Task description
Extract exactly those lines that lie between the start of the material and the line with "from matplotlib.ticker import FuncFormatter", including both boundary lines and no others.

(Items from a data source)
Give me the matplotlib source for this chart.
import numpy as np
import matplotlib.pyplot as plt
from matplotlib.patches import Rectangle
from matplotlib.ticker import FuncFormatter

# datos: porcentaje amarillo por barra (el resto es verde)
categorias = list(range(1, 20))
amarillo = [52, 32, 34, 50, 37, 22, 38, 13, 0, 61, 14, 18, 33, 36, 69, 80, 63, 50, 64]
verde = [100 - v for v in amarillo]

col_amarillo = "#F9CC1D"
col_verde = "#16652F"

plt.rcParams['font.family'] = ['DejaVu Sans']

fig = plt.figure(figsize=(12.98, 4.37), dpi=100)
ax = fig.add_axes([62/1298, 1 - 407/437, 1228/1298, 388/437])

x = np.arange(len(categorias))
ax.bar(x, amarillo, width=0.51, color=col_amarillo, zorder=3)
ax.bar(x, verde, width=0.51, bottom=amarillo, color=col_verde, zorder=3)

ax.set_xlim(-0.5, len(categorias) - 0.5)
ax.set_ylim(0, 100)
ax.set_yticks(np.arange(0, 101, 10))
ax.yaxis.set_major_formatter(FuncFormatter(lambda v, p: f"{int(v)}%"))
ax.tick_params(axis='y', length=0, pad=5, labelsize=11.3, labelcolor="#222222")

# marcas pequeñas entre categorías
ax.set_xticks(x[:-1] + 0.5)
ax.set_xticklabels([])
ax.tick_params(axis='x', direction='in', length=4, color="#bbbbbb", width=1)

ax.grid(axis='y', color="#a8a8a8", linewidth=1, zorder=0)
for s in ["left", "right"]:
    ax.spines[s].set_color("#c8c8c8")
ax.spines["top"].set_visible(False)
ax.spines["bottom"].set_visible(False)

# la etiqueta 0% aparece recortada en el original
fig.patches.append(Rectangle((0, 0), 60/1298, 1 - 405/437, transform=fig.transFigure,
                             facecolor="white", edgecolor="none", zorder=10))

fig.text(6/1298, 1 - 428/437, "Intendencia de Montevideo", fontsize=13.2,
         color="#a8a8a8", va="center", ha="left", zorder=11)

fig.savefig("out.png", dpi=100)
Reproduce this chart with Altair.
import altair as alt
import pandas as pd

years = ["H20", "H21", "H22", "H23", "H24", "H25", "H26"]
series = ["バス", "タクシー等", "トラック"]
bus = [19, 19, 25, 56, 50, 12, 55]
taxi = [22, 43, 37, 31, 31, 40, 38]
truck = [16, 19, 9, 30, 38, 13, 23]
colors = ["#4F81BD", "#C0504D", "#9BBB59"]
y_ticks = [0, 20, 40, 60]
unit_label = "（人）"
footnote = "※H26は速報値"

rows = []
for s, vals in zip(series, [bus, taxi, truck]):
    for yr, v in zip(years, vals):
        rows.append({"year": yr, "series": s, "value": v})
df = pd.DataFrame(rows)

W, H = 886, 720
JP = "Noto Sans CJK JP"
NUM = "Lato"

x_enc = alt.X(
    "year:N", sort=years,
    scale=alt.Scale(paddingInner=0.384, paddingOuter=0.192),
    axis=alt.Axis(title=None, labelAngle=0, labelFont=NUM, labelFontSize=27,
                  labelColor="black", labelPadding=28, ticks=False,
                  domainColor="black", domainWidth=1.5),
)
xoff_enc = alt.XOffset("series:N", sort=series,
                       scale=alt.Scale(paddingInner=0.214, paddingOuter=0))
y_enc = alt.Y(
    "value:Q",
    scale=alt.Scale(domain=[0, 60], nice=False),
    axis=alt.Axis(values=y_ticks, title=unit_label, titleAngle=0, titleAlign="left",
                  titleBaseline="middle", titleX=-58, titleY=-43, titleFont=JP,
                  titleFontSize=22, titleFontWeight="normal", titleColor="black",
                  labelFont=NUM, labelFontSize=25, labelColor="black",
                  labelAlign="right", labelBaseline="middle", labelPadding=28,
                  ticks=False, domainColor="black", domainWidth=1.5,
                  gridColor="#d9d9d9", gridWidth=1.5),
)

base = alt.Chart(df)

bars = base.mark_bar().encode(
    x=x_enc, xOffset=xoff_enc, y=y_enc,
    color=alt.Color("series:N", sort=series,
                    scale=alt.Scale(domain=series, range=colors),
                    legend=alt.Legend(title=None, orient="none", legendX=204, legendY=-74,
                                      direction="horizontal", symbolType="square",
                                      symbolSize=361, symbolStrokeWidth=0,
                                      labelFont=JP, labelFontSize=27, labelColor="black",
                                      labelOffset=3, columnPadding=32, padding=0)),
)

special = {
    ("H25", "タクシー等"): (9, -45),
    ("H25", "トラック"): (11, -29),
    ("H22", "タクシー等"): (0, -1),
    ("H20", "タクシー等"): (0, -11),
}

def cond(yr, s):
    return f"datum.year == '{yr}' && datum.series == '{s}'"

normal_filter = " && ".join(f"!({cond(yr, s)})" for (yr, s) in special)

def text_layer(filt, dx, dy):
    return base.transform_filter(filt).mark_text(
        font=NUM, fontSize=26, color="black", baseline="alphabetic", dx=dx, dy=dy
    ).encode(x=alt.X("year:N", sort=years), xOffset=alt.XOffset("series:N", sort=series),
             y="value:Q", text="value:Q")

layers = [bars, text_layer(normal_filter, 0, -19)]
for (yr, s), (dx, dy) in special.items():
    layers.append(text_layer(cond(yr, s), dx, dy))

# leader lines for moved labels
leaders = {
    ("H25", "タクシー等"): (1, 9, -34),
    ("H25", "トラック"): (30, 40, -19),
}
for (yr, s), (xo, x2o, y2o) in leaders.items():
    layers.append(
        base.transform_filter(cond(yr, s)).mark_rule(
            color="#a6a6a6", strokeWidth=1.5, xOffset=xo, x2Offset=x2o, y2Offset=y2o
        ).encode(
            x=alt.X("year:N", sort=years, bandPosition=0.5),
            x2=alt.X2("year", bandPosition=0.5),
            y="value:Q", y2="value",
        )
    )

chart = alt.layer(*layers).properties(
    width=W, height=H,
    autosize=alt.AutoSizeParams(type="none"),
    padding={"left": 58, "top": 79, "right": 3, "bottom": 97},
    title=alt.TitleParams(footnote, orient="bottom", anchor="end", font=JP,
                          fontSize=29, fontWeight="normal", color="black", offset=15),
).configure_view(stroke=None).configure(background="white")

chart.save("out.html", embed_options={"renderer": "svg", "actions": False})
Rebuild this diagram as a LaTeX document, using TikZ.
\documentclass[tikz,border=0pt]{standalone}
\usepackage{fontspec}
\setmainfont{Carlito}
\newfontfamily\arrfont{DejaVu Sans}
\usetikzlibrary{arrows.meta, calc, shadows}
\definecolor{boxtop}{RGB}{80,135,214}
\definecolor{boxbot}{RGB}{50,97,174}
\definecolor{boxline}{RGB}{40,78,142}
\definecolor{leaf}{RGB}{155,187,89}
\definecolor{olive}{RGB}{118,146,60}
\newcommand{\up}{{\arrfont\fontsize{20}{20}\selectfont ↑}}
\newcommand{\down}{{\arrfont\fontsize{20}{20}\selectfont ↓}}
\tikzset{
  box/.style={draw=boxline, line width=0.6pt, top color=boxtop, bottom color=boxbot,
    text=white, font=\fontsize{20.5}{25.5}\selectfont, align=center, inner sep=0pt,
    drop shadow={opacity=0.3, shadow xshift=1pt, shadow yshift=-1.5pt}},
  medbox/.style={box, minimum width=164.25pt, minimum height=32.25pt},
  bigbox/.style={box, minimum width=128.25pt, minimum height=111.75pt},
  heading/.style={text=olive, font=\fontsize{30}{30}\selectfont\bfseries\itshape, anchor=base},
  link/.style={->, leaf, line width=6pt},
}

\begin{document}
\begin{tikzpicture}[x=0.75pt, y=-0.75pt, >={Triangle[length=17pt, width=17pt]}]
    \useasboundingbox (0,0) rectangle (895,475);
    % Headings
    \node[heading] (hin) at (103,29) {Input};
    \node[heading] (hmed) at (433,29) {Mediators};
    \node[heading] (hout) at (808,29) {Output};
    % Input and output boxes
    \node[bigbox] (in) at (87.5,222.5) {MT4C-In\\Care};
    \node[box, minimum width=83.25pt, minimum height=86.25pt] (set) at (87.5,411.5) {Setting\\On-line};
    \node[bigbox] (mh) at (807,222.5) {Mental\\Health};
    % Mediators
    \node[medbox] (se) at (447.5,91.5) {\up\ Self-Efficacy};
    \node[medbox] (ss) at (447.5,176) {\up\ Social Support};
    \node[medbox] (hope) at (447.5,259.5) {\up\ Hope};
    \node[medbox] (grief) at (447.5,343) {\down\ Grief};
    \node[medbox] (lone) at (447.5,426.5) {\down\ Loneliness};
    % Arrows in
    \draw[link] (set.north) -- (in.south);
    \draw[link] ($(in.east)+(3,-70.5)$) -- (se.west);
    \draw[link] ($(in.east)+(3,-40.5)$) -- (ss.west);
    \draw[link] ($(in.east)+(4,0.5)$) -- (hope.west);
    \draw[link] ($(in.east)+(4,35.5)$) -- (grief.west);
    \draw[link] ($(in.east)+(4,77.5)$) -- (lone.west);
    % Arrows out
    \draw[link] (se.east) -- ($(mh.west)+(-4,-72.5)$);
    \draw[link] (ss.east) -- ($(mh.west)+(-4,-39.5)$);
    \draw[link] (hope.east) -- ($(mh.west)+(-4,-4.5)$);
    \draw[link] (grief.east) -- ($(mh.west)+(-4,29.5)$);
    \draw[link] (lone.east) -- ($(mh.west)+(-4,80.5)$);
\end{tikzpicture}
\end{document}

Finished task
Give me the matplotlib source for this chart.
import numpy as np
import matplotlib.pyplot as plt
from matplotlib.patches import Rectangle
from matplotlib.ticker import FuncFormatter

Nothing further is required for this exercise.